Iran and the US are back again in Vienna to discuss Tehran’s controversial nuclear program and the removal of US sanctions after a 5-month hiatus. Frankly speaking, we should keep our expectations low. The challenges that were facing Barack Obama’s administration differ from that facing President Joe Biden. Indeed, the only common challenge is Israel. But, Tel Aviv is just the tip of the iceberg. We expect neither a quick accord nor a collapse.

It’s not easy to bring two enemies to the bargaining table and expect a quick agreement. Indeed, Iran is less likely to make any concessions to the US. Meanwhile, President Biden is facing a maximum-pressure campaign from the Republicans. If Biden makes any concessions to Tehran, his Democratic party is likely to lose seats in Congress.

The China factor

Also, President Biden needs backing from China. Despite the US sanction on Iran, Beijing refuses to halt its oil deals with Tehran. Beijing needs Iran and Russia in its cold war with Washington. Hence, China is likely to keep its support for Iran to place a noose around Washington’s neck. This in return will boost Tehran’s bargaining power on the negotiating table.

Last week, Reuters published an op-ed on the role of China in the ongoing nuclear negotiations. It argues that the US is aware of the fact that the ongoing round of talks is less likely to bring the deserved outcome.

“The stated U.S. aim when indirect U.S.-Iranian talks resume this month is to see if the two can revive a 2015 nuclear deal, but Washington’s unspoken goal may be to win support from China and Russia to pressure Iran if the talks fail,” diplomats said.

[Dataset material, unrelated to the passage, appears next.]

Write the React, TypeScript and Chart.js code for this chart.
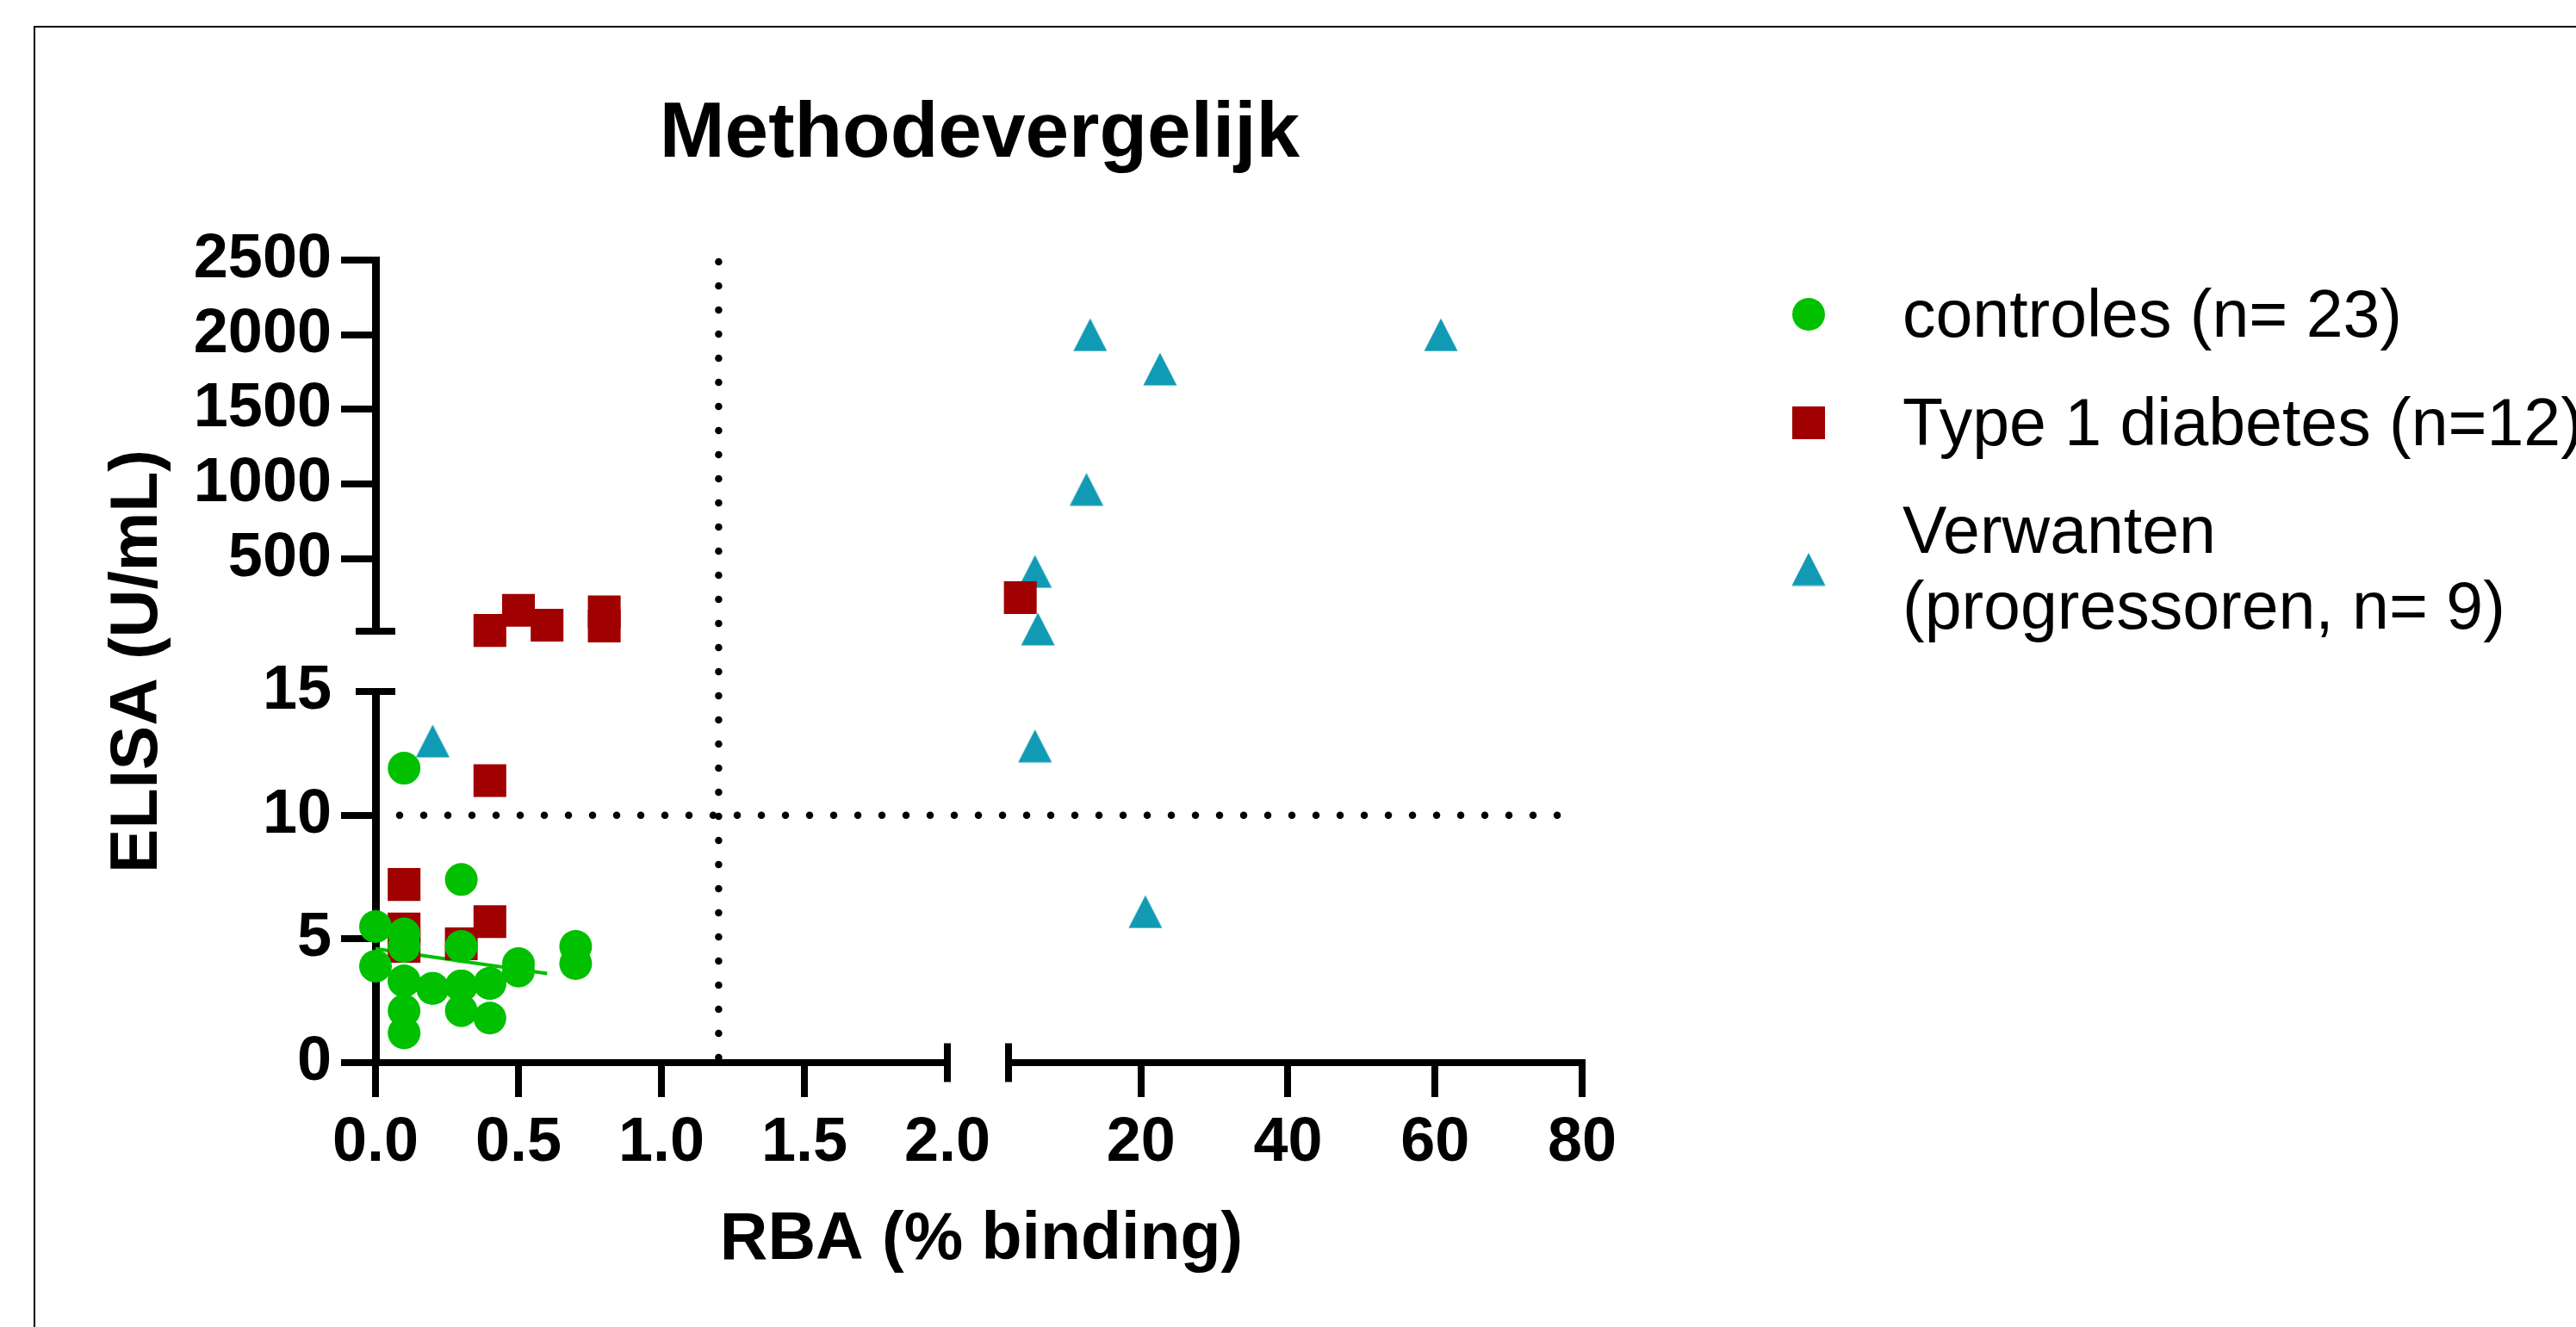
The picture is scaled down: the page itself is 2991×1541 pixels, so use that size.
import React, { useEffect, useRef } from 'react';
import { Chart, registerables } from 'chart.js';

Chart.register(...registerables);

const W = 2991;
const H = 1541;
const FONT = "'Liberation Sans', Arial, Helvetica, sans-serif";

const chartTitle = 'Methodevergelijk';
const xTitle = 'RBA (% binding)';
const yTitle = 'ELISA (U/mL)';

const seriesNames = [['controles (n= 23)'], ['Type 1 diabetes (n=12)'], ['Verwanten', '(progressoren, n= 9)']];
const seriesColors = ['#00C000', '#A00000', '#119AB4'];

// controles (n=23)
const controlX = [0.0, 0.0, 0.1, 0.1, 0.1, 0.1, 0.1, 0.1, 0.1, 0.2, 0.2, 0.3, 0.3, 0.3, 0.3, 0.3, 0.4, 0.4, 0.4, 0.5, 0.5, 0.7, 0.7];
const controlY = [5.5, 3.9, 11.9, 5.2, 4.7, 3.3, 3.3, 2.1, 1.2, 3.0, 3.0, 7.4, 4.7, 3.1, 3.1, 2.1, 3.2, 3.2, 1.8, 4.0, 3.7, 4.7, 4.0];

// Type 1 diabetes (n=12)
const t1dX = [0.1, 0.1, 0.1, 0.3, 0.4, 0.4, 0.4, 0.5, 0.6, 0.8, 0.8, 3.6];
const t1dY = [7.2, 5.4, 4.7, 4.8, 5.7, 11.4, 20, 155, 55, 145, 50, 240];

// Verwanten (progressoren, n=9)
const relX = [0.2, 5.6, 20.6, 6.0, 5.6, 12.6, 13.1, 22.6, 60.8];
const relY = [13.0, 12.8, 6.1, 30, 415, 965, 2000, 1770, 2000];

// regression line of controls
const regX = [0, 0.6];
const regY = [4.6, 3.6];

// axis segments and ticks
const yLowRange = [0, 15];
const yHighRange = [15, 2500];
const xLeftRange = [0, 2];
const xRightRange = [2, 80];
const yLowTicks = [0, 5, 10, 15];
const yHighTicks = [500, 1000, 1500, 2000, 2500];
const xLeftTicks = [0, 0.5, 1, 1.5, 2];
const xRightTicks = [20, 40, 60, 80];

// cut-off lines
const refX = 1.2;
const refY = 10;
const refYEnd = 77;

function split(xs: number[], ys: number[]) {
  const groups: Record<string, { x: number; y: number }[]> = {};
  xs.forEach((x, i) => {
    const y = ys[i];
    const xa = x <= xLeftRange[1] ? 'xLeft' : 'xRight';
    const ya = y <= yLowRange[1] ? 'yLow' : 'yHigh';
    const k = xa + '|' + ya;
    (groups[k] = groups[k] || []).push({ x, y });
  });
  return Object.keys(groups).map((k) => {
    const [xAxisID, yAxisID] = k.split('|');
    return { xAxisID, yAxisID, data: groups[k] };
  });
}

function makeTriangle(color: string) {
  const c = document.createElement('canvas');
  c.width = 40;
  c.height = 39;
  const g = c.getContext('2d')!;
  g.fillStyle = color;
  g.beginPath();
  g.moveTo(20, 0.5);
  g.lineTo(39.5, 38.5);
  g.lineTo(0.5, 38.5);
  g.closePath();
  g.fill();
  return c;
}

export default function App() {
  const ref = useRef<HTMLCanvasElement>(null);

  useEffect(() => {
    const canvas = ref.current!;
    const tri = makeTriangle(seriesColors[2]);

    const tickFont = { family: FONT, size: 72, weight: 'bold' as const };
    const grid = (hideVal: number | null) => ({
      display: true,
      drawOnChartArea: false,
      drawTicks: true,
      tickLength: 40,
      lineWidth: 8,
      tickWidth: 8,
      tickColor: (c: any) => (hideVal !== null && c.tick && c.tick.value === hideVal ? 'rgba(0,0,0,0)' : '#000'),
    });
    const setTicks = (vals: number[]) => (s: any) => {
      s.ticks = vals.map((v) => ({ value: v }));
    };

    const datasets: any[] = [];
    split(controlX, controlY).forEach((d) =>
      datasets.push({
        ...d,
        label: seriesNames[0][0],
        order: 1,
        pointStyle: 'circle',
        pointRadius: 19,
        pointBackgroundColor: seriesColors[0],
        pointBorderWidth: 0,
        showLine: false,
        clip: false,
      })
    );
    split(t1dX, t1dY).forEach((d) =>
      datasets.push({
        ...d,
        label: seriesNames[1][0],
        order: 2,
        pointStyle: 'rect',
        pointRadius: 26.9,
        pointBackgroundColor: seriesColors[1],
        pointBorderWidth: 0,
        showLine: false,
        clip: false,
      })
    );
    split(relX, relY).forEach((d) =>
      datasets.push({
        ...d,
        label: seriesNames[2].join(' '),
        order: 3,
        pointStyle: tri,
        pointRadius: 20,
        pointBackgroundColor: seriesColors[2],
        pointBorderWidth: 0,
        showLine: false,
        clip: false,
      })
    );
    datasets.push({
      label: 'regressie',
      xAxisID: 'xLeft',
      yAxisID: 'yLow',
      order: 4,
      data: regX.map((x, i) => ({ x, y: regY[i] })),
      showLine: true,
      borderColor: seriesColors[0],
      borderWidth: 4,
      pointRadius: 0,
      clip: false,
    });

    const decor = {
      id: 'decor',
      beforeDraw(chart: any) {
        const { ctx, chartArea } = chart;
        ctx.save();
        ctx.fillStyle = '#fff';
        ctx.fillRect(0, 0, chart.width, chart.height);
        ctx.strokeStyle = '#000';
        ctx.lineWidth = 2;
        ctx.beginPath();
        ctx.moveTo(40, chart.height + 10);
        ctx.lineTo(40, 31);
        ctx.lineTo(chart.width + 10, 31);
        ctx.stroke();

        const cx = (chartArea.left + chartArea.right) / 2;
        ctx.fillStyle = '#000';
        ctx.textAlign = 'center';
        ctx.textBaseline = 'alphabetic';
        ctx.font = `bold 91px ${FONT}`;
        ctx.fillText(chartTitle, cx + 1, 182);
        ctx.font = `bold 77px ${FONT}`;
        ctx.fillText(xTitle, cx + 3, 1462);
        ctx.translate(182, (chartArea.top + chartArea.bottom) / 2);
        ctx.rotate(-Math.PI / 2);
        ctx.fillText(yTitle, 0, 0);
        ctx.restore();
      },
      beforeDatasetsDraw(chart: any) {
        const { ctx, chartArea, scales } = chart;
        const xl = scales.xLeft, xr = scales.xRight, yl = scales.yLow, yh = scales.yHigh;
        ctx.save();
        // dotted cut-off lines
        ctx.strokeStyle = '#000';
        ctx.lineWidth = 8.5;
        ctx.lineCap = 'round';
        ctx.setLineDash([0.001, 28]);
        const vx = xl.getPixelForValue(refX);
        ctx.beginPath();
        ctx.moveTo(vx, yh.getPixelForValue(yHighRange[1]) + 2);
        ctx.lineTo(vx, yl.getPixelForValue(yLowRange[0]));
        ctx.stroke();
        const hy = yl.getPixelForValue(refY);
        ctx.beginPath();
        ctx.moveTo(xl.getPixelForValue(xLeftRange[0]), hy);
        ctx.lineTo(xr.getPixelForValue(refYEnd), hy);
        ctx.stroke();
        // break caps
        ctx.setLineDash([]);
        ctx.lineCap = 'butt';
        ctx.lineWidth = 8;
        const ax = chartArea.left;
        [yh.getPixelForValue(yHighRange[0]), yl.getPixelForValue(yLowRange[1])].forEach((py: number) => {
          ctx.beginPath();
          ctx.moveTo(ax - 23, py);
          ctx.lineTo(ax + 23, py);
          ctx.stroke();
        });
        const ay = chartArea.bottom;
        [xl.getPixelForValue(xLeftRange[1]), xr.getPixelForValue(xRightRange[0])].forEach((px: number) => {
          ctx.beginPath();
          ctx.moveTo(px, ay - 22.5);
          ctx.lineTo(px, ay + 22.5);
          ctx.stroke();
        });
        ctx.restore();
      },
      afterDraw(chart: any) {
        const { ctx } = chart;
        ctx.save();
        const mx = 2100;
        const tx = 2209;
        const markerY = [365, 491, 661];
        const baselines = [[391], [517], [642, 730]];
        // circle
        ctx.fillStyle = seriesColors[0];
        ctx.beginPath();
        ctx.arc(mx, markerY[0], 19, 0, Math.PI * 2);
        ctx.fill();
        // square
        ctx.fillStyle = seriesColors[1];
        ctx.fillRect(mx - 19, markerY[1] - 19, 38, 38);
        // triangle
        ctx.drawImage(tri, mx - tri.width / 2, markerY[2] - tri.height / 2);
        ctx.fillStyle = '#000';
        ctx.font = `77px ${FONT}`;
        ctx.textAlign = 'left';
        ctx.textBaseline = 'alphabetic';
        seriesNames.forEach((lines, i) => {
          lines.forEach((t, j) => ctx.fillText(t, tx, baselines[i][j]));
        });
        ctx.restore();
      },
    };

    const hiddenAxis = (pos: string, stack: string, weight: number, stackWeight: number, fit: (s: any) => void) => ({
      type: 'linear',
      position: pos,
      stack,
      weight,
      stackWeight,
      min: 0,
      max: 1,
      display: true,
      ticks: { display: false },
      grid: { display: false },
      border: { display: false },
      afterFit: fit,
    });
    const fitY = (s: any) => {
      s.width = 436;
    };
    const fitX = (s: any) => {
      s.height = 307;
    };
    const plain = (v: any) => String(v);

    const chart = new Chart(canvas, {
      type: 'scatter',
      data: { datasets },
      plugins: [decor],
      options: {
        responsive: false,
        animation: false,
        events: [],
        layout: { padding: { left: 0, top: 302, right: 1154, bottom: 0 } },
        plugins: {
          legend: { display: false },
          title: { display: false },
          tooltip: { enabled: false },
        },
        scales: {
          yHigh: {
            type: 'linear',
            position: 'left',
            stack: 'y',
            weight: 2,
            stackWeight: 431,
            min: yHighRange[0],
            max: yHighRange[1],
            afterBuildTicks: setTicks(yHighTicks),
            afterFit: fitY,
            ticks: { font: tickFont, color: '#000', padding: 11, autoSkip: false, callback: plain },
            grid: grid(null),
            border: { display: true, color: '#000', width: 9 },
          },
          yGap: hiddenAxis('left', 'y', 1, 70, fitY),
          yLow: {
            type: 'linear',
            position: 'left',
            stack: 'y',
            weight: 0,
            stackWeight: 431,
            min: yLowRange[0],
            max: yLowRange[1],
            afterBuildTicks: setTicks(yLowTicks),
            afterFit: fitY,
            ticks: { font: tickFont, color: '#000', padding: 11, autoSkip: false, callback: plain },
            grid: grid(yLowRange[1]),
            border: { display: true, color: '#000', width: 9 },
          },
          xLeft: {
            type: 'linear',
            position: 'bottom',
            stack: 'x',
            weight: 0,
            stackWeight: 664,
            min: xLeftRange[0],
            max: xLeftRange[1],
            afterBuildTicks: setTicks(xLeftTicks),
            afterFit: fitX,
            ticks: {
              font: tickFont,
              color: '#000',
              padding: 11,
              autoSkip: false,
              maxRotation: 0,
              callback: (v: any) => Number(v).toFixed(1),
            },
            grid: grid(xLeftRange[1]),
            border: { display: true, color: '#000', width: 8 },
          },
          xGap: hiddenAxis('bottom', 'x', 1, 71, fitX),
          xRight: {
            type: 'linear',
            position: 'bottom',
            stack: 'x',
            weight: 2,
            stackWeight: 666,
            min: xRightRange[0],
            max: xRightRange[1],
            afterBuildTicks: setTicks(xRightTicks),
            afterFit: fitX,
            ticks: {
              font: tickFont,
              color: '#000',
              padding: 11,
              autoSkip: false,
              maxRotation: 0,
              callback: plain,
            },
            grid: grid(null),
            border: { display: true, color: '#000', width: 8 },
          },
        } as any,
      },
    } as any);

    return () => chart.destroy();
  }, []);

  return (
    <div style={{ position: 'fixed', left: 0, top: 0, width: W, height: H, background: '#fff' }}>
      <canvas ref={ref} width={W} height={H} style={{ display: 'block', width: W, height: H }} />
    </div>
  );
}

“One way to pressure Iran to rejoin the original pact or, if that is not possible, to accept another arrangement would be to persuade Beijing and Moscow that Tehran, not Washington, is the obstacle,” diplomats said.

Israel

Israel as well represents a headache to the new administration. Last week, Foreign Minister Yair Lapid visited France and the UK as part of Israel’s diplomatic blitz against the Iranian nuclear deal. Israeli diplomats have made it clear that the military option is still on the table if Tehran ramps up its nuclear program. Yet, we have doubts that Israel will take military action against Iran for several reasons. First, Israel will find itself surrounded by Iranian missiles in less than 10 hours. Second, the Israeli public is less likely to back a war against Iran. What we can expect from Israel is just a noise in the background.

In sum then, President Biden is faced with two options. The first is to make concessions to Iran and lose public support. The second is to keep the negotiations with Tehran without committing to a deal, at least for now. But, Iran is less likely to support this option given the deteriorating economic conditions in Tehran.